-- BEGIN Recorded information --

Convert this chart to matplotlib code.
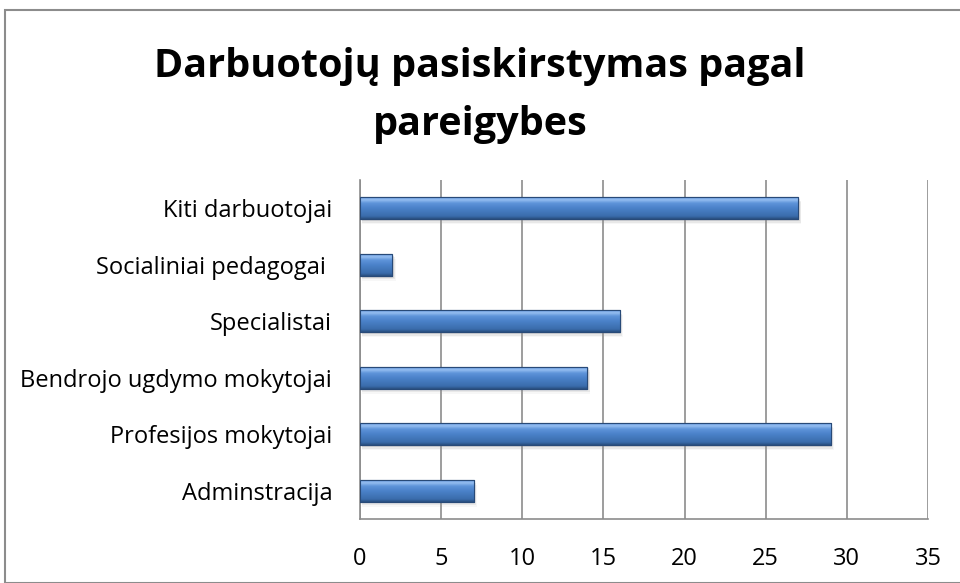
import numpy as np
import matplotlib.pyplot as plt
from matplotlib.patches import Rectangle

categories = ["Adminstracija", "Profesijos mokytojai", "Bendrojo ugdymo mokytojai",
              "Specialistai", "Socialiniai pedagogai ", "Kiti darbuotojai"]
values = [7, 29, 14, 16, 2, 27]
x_ticks = [0, 5, 10, 15, 20, 25, 30, 35]
title_lines = ["Darbuotojų pasiskirstymas pagal", "pareigybes"]

plt.rcParams['font.family'] = ['Open Sans', 'DejaVu Sans']

fig = plt.figure(figsize=(9.6, 5.83), dpi=100)
ax = fig.add_axes([0.375, 0.110, 0.5917, 0.581])

# chart frame
fig.patches.append(Rectangle((5 / 960, 0), 1, 1 - 10 / 583, transform=fig.transFigure,
                             fill=False, edgecolor='#8c8c8c', linewidth=1.5))

y = np.arange(len(categories))
h = 0.39
bars = ax.barh(y, values, height=h, color='#4579bf', edgecolor='#1f3f6a',
               linewidth=0.8, zorder=3)

# vertical gradient to mimic the bevel look
grad = np.linspace(0, 1, 100).reshape(-1, 1)
cmap = plt.matplotlib.colors.LinearSegmentedColormap.from_list(
    'bevel', [(0.0, '#2a4f80'), (0.12, '#3a6cab'), (0.5, '#4c83cb'),
              (0.7, '#5f95da'), (0.84, '#95bdf0'), (0.93, '#72a3e4'), (1.0, '#5b8dd3')])
for b in bars:
    x0, y0 = b.get_x(), b.get_y()
    w, hh = b.get_width(), b.get_height()
    # soft shadow
    for k, a in enumerate([0.22, 0.15, 0.08]):
        ax.add_patch(Rectangle((x0 + 0.1, y0 - 0.03 * (k + 1)), w + 0.05 * k, hh,
                               color='#9a9a9a', alpha=a, zorder=2, linewidth=0))
    im = ax.imshow(grad, extent=[x0, x0 + w, y0, y0 + hh], aspect='auto',
                   cmap=cmap, zorder=4, origin='lower')
    im.set_clip_path(b)
    ax.add_patch(Rectangle((x0, y0), w, hh, fill=False, edgecolor='#284a78',
                           linewidth=0.8, zorder=5))

ax.set_xlim(0, 35)
ax.set_ylim(-0.5, len(categories) - 0.5)
ax.set_xticks(x_ticks)
ax.set_yticks(y)
ax.set_yticklabels(categories)
ax.tick_params(axis='both', length=0, labelsize=17)
ax.tick_params(axis='x', pad=20)
ax.tick_params(axis='y', pad=20)
ax.grid(axis='x', color='#8c8c8c', linewidth=1.2, zorder=0)
for s in ['top', 'right']:
    ax.spines[s].set_visible(False)
for s in ['left', 'bottom']:
    ax.spines[s].set_color('#8c8c8c')
    ax.spines[s].set_linewidth(1.2)

# title, two lines placed by baseline
for line, base in zip(title_lines, [77, 135]):
    fig.text(0.5, 1 - base / 583, line, ha='center', va='baseline',
             fontsize=28.5, fontweight='bold')

fig.savefig('out.png', dpi=100)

-- END Recorded information --

What you are asked to do. Omit each picture, then return all of the listing exactly as it stands.

Worked answer.
Convert this chart to matplotlib code.
import numpy as np
import matplotlib.pyplot as plt
from matplotlib.patches import Rectangle

categories = ["Adminstracija", "Profesijos mokytojai", "Bendrojo ugdymo mokytojai",
              "Specialistai", "Socialiniai pedagogai ", "Kiti darbuotojai"]
values = [7, 29, 14, 16, 2, 27]
x_ticks = [0, 5, 10, 15, 20, 25, 30, 35]
title_lines = ["Darbuotojų pasiskirstymas pagal", "pareigybes"]

plt.rcParams['font.family'] = ['Open Sans', 'DejaVu Sans']

fig = plt.figure(figsize=(9.6, 5.83), dpi=100)
ax = fig.add_axes([0.375, 0.110, 0.5917, 0.581])

# chart frame
fig.patches.append(Rectangle((5 / 960, 0), 1, 1 - 10 / 583, transform=fig.transFigure,
                             fill=False, edgecolor='#8c8c8c', linewidth=1.5))

y = np.arange(len(categories))
h = 0.39
bars = ax.barh(y, values, height=h, color='#4579bf', edgecolor='#1f3f6a',
               linewidth=0.8, zorder=3)

# vertical gradient to mimic the bevel look
grad = np.linspace(0, 1, 100).reshape(-1, 1)
cmap = plt.matplotlib.colors.LinearSegmentedColormap.from_list(
    'bevel', [(0.0, '#2a4f80'), (0.12, '#3a6cab'), (0.5, '#4c83cb'),
              (0.7, '#5f95da'), (0.84, '#95bdf0'), (0.93, '#72a3e4'), (1.0, '#5b8dd3')])
for b in bars:
    x0, y0 = b.get_x(), b.get_y()
    w, hh = b.get_width(), b.get_height()
    # soft shadow
    for k, a in enumerate([0.22, 0.15, 0.08]):
        ax.add_patch(Rectangle((x0 + 0.1, y0 - 0.03 * (k + 1)), w + 0.05 * k, hh,
                               color='#9a9a9a', alpha=a, zorder=2, linewidth=0))
    im = ax.imshow(grad, extent=[x0, x0 + w, y0, y0 + hh], aspect='auto',
                   cmap=cmap, zorder=4, origin='lower')
    im.set_clip_path(b)
    ax.add_patch(Rectangle((x0, y0), w, hh, fill=False, edgecolor='#284a78',
                           linewidth=0.8, zorder=5))

ax.set_xlim(0, 35)
ax.set_ylim(-0.5, len(categories) - 0.5)
ax.set_xticks(x_ticks)
ax.set_yticks(y)
ax.set_yticklabels(categories)
ax.tick_params(axis='both', length=0, labelsize=17)
ax.tick_params(axis='x', pad=20)
ax.tick_params(axis='y', pad=20)
ax.grid(axis='x', color='#8c8c8c', linewidth=1.2, zorder=0)
for s in ['top', 'right']:
    ax.spines[s].set_visible(False)
for s in ['left', 'bottom']:
    ax.spines[s].set_color('#8c8c8c')
    ax.spines[s].set_linewidth(1.2)

# title, two lines placed by baseline
for line, base in zip(title_lines, [77, 135]):
    fig.text(0.5, 1 - base / 583, line, ha='center', va='baseline',
             fontsize=28.5, fontweight='bold')

fig.savefig('out.png', dpi=100)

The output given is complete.